## Begin
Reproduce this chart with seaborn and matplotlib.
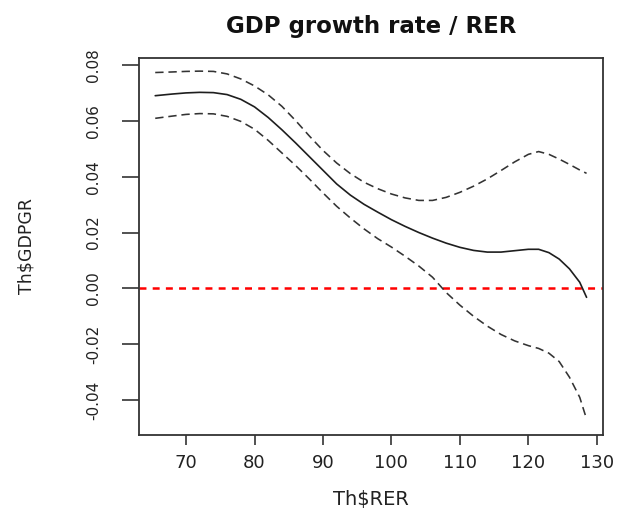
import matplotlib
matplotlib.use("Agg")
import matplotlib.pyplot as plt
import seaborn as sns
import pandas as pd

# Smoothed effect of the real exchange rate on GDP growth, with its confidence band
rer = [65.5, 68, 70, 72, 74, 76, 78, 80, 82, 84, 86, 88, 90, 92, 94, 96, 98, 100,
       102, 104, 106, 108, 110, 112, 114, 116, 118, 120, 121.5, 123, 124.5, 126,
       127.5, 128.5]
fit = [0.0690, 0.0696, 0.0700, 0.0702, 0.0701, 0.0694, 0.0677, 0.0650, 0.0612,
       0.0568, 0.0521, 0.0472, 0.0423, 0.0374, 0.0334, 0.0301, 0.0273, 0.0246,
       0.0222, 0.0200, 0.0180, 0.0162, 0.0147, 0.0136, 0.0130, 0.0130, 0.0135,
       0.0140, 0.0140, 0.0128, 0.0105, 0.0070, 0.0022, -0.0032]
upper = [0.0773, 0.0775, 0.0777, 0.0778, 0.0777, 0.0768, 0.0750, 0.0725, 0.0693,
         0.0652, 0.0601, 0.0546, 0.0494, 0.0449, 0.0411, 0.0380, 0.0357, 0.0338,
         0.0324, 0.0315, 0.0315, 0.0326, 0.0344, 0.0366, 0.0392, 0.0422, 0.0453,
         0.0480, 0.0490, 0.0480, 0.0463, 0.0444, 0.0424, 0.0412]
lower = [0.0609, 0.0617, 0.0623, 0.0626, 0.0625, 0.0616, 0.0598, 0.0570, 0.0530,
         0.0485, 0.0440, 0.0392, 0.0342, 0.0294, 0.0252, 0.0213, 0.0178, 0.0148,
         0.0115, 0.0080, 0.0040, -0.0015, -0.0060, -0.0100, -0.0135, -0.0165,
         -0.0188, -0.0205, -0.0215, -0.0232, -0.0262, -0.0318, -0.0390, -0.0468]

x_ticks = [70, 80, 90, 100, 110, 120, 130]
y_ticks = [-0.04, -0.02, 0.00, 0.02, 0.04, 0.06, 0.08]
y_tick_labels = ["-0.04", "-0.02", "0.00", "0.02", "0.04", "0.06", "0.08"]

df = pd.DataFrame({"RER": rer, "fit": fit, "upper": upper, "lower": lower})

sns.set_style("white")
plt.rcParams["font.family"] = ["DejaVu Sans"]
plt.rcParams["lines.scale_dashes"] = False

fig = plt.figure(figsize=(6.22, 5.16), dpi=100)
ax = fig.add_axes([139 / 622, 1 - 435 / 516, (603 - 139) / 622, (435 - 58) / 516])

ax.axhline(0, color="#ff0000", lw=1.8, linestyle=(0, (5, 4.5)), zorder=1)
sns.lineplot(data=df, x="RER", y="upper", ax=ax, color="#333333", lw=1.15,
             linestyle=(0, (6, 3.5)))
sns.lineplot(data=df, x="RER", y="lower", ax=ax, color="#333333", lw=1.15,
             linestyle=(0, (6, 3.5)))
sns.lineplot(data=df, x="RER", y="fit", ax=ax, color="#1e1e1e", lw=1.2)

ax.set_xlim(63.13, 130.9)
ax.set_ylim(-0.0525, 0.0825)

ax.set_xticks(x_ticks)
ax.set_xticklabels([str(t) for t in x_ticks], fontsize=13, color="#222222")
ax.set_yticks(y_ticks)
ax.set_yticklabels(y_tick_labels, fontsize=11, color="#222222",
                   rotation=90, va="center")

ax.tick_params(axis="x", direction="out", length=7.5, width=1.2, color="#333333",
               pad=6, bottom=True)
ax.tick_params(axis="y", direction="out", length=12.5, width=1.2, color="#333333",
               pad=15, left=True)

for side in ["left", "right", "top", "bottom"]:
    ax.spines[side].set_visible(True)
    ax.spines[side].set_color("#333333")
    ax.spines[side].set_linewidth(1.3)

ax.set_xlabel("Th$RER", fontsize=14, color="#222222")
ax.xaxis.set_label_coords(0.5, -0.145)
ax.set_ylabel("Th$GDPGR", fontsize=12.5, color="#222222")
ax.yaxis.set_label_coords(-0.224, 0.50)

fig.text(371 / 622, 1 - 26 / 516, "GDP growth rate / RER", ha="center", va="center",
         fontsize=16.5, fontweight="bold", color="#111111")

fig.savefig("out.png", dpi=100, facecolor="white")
## End
=== Problem requirements ===
Extract, word for word, each line from the top of the data down to and including the line with "import pandas as pd"; skip the pictures.

=== Task solution ===
Reproduce this chart with seaborn and matplotlib.
import matplotlib
matplotlib.use("Agg")
import matplotlib.pyplot as plt
import seaborn as sns
import pandas as pd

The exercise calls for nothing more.